In recent years, Mr. Rehman also reportedly managed to get on the right side of the Pakistan Army, with General Bajwa allegedly asking Mr. Khan not to refer to the JUI(F) leader as ‘Diesel’.
Asif Ali Zardari
Asif Ali Zardri, the husband of Benazir Bhutto, became the co-chairman of the Pakistan Peoples Party (PPP) after her assassination in 2007, and the following year took charge as the President of Pakistan in a power-sharing settlement with PML-N.
Mr. Zardari has been jailed twice on corruption-related charges, smuggling of drugs, and murder while never actually facing trial. He had been urging the National Assembly Members to partake in the no-trust vote and oust Mr. Khan, citing the cost of living and economic crises in Pakistan.
Maryam Nawaz, the daughter of Nawaz Sharif, has been compared by observers to the late Benazir Bhutto. She garnered the credit for scripting the political movement that her party, Pakistan Muslim League-Nawaz (PML-N), undertook to bring the masses to the streets in support of her father, and against Mr. Khan.
In the last couple of years, public rallies organised by her as the vice-president of PML-N, from the Punjab province to Khyber Pakhtunkhwa and Sindh, have been attended by millions of people concerned about the deteriorating economic condition in Pakistan.
Ms. Maryam, became active in the country’s politics in the 2010s, after the fall of the military regime. Ms. Maryam designed her father’s election campaign in 2013, and PML-N won 166 seats in the 342-member National Assembly, with Mr. Sharif becoming the Prime Minister. Mr. Sharif backed Ms. Maryam, the eldest of the third generation of the Sharifs, over her brothers Hassan and Hussein, to take over the party leadership.
Bilawal Bhutto Zardari
Bilawal Bhutto Zardari, the son of the late Benazir Bhutto and Asif Ali Zardari, was handed the leadership of the party at the age of 19, after his mother's assassination.
The 33-year-old Oxford-educated politician, known for his progressive views, has been garnering the attention of Pakistan’s youth, with his social media savvy. Though mocked for his poor command over the Urdu language, he has managed to play a pivotal role for his party in the opposition alliance and is reportedly up for the position of Pakistan’s Foreign Minister in the to-be regime.
MQM-P and BAM
The Muttahida Qaumi Movement-Pakistan (MQM-P) party, which was one of the political allies and coalition partners of the Imran Khan-led PTI government, pulled out its support in an 11th-hour move on March 30 this year.

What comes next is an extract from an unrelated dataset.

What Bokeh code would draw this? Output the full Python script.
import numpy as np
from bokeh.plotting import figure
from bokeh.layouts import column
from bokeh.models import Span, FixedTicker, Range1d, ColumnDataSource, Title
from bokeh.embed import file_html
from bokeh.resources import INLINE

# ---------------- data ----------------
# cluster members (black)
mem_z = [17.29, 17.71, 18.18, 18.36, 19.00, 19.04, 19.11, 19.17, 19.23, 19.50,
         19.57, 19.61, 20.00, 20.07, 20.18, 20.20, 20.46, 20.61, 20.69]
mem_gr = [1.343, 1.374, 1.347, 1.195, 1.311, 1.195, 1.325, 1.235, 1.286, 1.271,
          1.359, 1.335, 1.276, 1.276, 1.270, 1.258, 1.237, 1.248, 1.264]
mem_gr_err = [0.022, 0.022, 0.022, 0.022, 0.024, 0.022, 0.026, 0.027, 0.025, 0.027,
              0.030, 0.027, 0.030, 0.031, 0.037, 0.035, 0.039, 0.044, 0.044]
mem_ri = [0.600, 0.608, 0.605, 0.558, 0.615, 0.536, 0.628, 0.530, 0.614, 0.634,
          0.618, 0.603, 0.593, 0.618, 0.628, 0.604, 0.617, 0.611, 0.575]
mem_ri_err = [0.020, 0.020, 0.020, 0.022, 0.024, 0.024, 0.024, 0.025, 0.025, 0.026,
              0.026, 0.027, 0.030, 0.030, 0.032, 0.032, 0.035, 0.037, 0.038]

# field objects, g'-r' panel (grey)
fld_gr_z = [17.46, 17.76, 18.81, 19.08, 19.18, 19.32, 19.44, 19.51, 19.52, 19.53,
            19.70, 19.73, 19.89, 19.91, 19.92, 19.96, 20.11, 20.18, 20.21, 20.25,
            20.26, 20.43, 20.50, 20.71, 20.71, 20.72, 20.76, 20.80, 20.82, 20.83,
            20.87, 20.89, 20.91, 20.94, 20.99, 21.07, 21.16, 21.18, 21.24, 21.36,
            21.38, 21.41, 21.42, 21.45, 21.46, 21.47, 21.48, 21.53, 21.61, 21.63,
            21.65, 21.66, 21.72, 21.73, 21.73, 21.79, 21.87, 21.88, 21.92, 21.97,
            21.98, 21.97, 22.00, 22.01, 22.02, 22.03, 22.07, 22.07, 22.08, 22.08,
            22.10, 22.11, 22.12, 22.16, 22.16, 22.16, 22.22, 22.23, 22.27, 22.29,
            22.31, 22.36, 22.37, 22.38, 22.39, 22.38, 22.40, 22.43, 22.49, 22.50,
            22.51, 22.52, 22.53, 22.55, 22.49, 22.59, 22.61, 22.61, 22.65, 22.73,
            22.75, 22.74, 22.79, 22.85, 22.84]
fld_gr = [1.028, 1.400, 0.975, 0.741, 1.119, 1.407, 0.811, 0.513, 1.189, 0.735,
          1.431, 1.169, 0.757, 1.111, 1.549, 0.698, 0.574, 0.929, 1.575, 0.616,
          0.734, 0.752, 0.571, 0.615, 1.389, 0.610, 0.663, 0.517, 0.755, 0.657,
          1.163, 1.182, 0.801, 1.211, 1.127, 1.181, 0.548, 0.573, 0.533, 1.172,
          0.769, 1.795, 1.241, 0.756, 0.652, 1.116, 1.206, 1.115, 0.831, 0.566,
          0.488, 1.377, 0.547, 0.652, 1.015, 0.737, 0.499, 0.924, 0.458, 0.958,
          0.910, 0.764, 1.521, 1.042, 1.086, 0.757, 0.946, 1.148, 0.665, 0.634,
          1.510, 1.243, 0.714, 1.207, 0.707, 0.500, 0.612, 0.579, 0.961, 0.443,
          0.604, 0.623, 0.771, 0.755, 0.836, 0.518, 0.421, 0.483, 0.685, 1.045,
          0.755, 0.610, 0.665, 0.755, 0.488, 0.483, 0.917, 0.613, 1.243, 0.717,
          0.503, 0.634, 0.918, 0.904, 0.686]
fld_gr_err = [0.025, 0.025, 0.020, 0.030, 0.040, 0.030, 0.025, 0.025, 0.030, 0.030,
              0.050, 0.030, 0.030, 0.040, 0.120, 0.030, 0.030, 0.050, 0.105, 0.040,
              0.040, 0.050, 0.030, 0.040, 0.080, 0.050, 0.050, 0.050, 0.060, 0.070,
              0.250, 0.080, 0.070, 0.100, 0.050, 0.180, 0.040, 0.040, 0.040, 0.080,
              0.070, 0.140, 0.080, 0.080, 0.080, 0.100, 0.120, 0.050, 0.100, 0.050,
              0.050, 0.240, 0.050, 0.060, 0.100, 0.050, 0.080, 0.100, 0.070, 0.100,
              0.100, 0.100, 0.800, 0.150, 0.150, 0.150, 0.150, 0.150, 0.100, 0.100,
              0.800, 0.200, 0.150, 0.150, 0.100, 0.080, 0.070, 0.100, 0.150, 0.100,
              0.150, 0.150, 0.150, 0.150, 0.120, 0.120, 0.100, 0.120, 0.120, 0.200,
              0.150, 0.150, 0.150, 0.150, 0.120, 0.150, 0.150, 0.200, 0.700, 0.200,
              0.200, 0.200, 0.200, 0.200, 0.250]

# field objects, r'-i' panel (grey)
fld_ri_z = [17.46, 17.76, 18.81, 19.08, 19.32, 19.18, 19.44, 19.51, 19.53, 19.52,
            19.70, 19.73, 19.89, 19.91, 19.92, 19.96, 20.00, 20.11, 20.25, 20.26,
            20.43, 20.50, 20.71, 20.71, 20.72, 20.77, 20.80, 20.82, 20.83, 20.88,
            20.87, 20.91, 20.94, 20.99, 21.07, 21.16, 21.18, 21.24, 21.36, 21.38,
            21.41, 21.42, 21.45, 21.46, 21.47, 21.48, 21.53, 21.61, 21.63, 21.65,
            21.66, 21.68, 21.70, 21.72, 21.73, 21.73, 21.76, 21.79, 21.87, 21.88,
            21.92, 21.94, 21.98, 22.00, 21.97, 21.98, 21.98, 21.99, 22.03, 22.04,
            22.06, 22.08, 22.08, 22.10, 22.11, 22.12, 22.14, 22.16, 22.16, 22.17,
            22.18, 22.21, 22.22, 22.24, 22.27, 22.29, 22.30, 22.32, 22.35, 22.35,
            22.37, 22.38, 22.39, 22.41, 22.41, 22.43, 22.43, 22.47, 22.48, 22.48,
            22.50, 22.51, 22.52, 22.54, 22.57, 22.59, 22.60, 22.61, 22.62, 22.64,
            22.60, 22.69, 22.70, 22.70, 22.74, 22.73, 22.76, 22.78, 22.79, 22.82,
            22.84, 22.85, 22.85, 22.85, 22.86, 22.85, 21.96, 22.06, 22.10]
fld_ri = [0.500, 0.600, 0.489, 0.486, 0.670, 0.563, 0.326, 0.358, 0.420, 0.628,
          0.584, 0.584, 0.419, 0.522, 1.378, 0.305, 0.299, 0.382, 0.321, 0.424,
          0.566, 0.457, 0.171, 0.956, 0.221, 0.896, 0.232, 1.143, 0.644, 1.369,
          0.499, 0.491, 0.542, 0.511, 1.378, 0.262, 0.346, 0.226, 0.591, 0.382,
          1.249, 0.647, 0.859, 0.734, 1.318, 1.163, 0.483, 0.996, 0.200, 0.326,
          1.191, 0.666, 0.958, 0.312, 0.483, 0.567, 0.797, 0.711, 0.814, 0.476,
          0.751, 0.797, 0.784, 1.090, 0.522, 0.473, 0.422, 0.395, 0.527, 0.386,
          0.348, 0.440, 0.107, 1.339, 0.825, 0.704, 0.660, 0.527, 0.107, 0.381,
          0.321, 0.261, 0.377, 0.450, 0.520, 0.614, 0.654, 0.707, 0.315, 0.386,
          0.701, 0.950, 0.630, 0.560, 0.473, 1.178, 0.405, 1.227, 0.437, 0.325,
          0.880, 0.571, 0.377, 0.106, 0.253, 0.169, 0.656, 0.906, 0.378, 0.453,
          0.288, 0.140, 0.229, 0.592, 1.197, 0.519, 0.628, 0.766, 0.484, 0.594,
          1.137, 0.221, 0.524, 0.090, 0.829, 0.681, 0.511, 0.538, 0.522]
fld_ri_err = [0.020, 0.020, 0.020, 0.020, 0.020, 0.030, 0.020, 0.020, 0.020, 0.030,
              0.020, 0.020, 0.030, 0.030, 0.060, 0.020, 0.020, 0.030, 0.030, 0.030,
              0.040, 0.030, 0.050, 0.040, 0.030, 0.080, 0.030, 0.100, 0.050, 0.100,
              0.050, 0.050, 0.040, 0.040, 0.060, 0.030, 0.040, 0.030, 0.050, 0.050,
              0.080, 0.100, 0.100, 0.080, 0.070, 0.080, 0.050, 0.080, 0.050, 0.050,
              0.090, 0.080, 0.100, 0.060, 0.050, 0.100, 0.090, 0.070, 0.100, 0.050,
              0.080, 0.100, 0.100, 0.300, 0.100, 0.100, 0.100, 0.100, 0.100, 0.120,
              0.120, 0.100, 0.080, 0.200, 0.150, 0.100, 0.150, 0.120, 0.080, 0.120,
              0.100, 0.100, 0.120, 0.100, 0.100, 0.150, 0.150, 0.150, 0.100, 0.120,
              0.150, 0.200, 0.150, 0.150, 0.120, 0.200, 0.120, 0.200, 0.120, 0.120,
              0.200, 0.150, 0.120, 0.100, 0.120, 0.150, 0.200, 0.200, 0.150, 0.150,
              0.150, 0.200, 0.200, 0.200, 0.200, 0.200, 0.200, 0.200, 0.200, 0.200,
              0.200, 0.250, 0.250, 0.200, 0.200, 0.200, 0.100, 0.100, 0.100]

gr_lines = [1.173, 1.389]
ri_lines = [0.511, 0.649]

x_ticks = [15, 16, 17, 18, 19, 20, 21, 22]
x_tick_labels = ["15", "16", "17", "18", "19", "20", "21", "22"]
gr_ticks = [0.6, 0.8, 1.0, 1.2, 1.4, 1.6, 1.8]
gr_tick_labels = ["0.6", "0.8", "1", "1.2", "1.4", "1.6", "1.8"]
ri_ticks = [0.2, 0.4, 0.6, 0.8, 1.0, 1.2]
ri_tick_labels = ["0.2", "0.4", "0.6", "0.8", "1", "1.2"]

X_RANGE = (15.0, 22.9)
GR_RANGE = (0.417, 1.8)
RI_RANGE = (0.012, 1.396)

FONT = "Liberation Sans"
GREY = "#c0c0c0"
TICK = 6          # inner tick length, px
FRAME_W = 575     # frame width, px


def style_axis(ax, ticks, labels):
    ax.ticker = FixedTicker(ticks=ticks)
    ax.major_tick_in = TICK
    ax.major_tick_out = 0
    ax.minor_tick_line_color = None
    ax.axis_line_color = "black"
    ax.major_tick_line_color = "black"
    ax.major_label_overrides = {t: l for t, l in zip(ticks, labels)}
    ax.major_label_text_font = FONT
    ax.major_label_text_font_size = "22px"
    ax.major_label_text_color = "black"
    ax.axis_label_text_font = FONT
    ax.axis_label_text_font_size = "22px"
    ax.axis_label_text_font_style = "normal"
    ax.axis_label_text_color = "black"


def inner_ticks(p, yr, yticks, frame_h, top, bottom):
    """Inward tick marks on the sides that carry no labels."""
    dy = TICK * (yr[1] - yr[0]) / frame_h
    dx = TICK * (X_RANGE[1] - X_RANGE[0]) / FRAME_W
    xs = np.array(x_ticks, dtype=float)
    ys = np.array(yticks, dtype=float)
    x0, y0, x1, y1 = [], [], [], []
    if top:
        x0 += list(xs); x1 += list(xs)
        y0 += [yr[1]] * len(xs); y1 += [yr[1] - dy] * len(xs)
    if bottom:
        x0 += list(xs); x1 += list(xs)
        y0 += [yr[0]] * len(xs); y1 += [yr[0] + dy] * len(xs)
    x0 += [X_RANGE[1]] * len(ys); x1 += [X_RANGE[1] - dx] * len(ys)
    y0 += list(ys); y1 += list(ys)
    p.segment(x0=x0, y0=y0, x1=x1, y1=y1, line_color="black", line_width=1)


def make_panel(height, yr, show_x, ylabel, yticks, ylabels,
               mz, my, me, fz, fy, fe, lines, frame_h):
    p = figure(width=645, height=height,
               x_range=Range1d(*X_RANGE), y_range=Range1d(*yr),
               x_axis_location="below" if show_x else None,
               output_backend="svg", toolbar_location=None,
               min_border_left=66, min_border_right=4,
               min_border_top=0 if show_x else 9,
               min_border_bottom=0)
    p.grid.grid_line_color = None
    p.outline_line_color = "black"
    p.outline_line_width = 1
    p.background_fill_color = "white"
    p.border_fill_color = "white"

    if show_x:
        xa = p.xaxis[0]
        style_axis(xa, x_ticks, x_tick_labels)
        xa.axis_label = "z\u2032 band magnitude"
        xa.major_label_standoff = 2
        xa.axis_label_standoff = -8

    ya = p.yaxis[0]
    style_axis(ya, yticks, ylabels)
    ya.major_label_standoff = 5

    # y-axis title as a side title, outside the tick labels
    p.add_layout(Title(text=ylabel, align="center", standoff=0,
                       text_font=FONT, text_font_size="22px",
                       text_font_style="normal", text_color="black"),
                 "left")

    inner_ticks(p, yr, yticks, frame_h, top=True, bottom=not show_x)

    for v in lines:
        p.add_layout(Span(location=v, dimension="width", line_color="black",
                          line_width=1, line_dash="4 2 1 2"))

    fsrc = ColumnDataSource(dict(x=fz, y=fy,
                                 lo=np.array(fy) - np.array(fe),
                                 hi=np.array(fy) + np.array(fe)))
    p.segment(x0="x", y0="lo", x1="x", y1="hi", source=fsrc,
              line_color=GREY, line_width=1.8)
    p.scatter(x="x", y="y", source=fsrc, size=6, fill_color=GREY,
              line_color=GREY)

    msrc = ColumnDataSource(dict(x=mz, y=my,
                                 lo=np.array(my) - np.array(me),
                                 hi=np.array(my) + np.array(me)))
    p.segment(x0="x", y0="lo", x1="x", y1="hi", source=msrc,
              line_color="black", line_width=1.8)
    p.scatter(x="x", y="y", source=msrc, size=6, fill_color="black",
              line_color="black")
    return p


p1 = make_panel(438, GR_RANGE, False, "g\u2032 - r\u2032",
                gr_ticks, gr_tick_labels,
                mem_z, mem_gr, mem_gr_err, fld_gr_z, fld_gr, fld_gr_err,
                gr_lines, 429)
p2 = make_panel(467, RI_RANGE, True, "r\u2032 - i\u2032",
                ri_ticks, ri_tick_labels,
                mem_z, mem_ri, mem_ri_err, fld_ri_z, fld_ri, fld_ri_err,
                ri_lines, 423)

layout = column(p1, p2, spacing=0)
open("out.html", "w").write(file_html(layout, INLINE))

It was this move by the MQM-P that led to Mr. Khan effectively losing the majority in Parliament before the no-confidence vote.
“We want to make a new beginning for politics of tolerance and true democracy,” MQM-P chief Khalid Maqbool Siddiqui had said in a joint press conference with the Opposition in late March. “I announce to support the Opposition in Parliament.”
Another ally of the Mr. Khan-led coalition, the Balochistan Awami Party (BAP) with five members in the lower house, had announced around the same time that it had “accepted the Opposition’s invitation” to vote against Mr. Khan.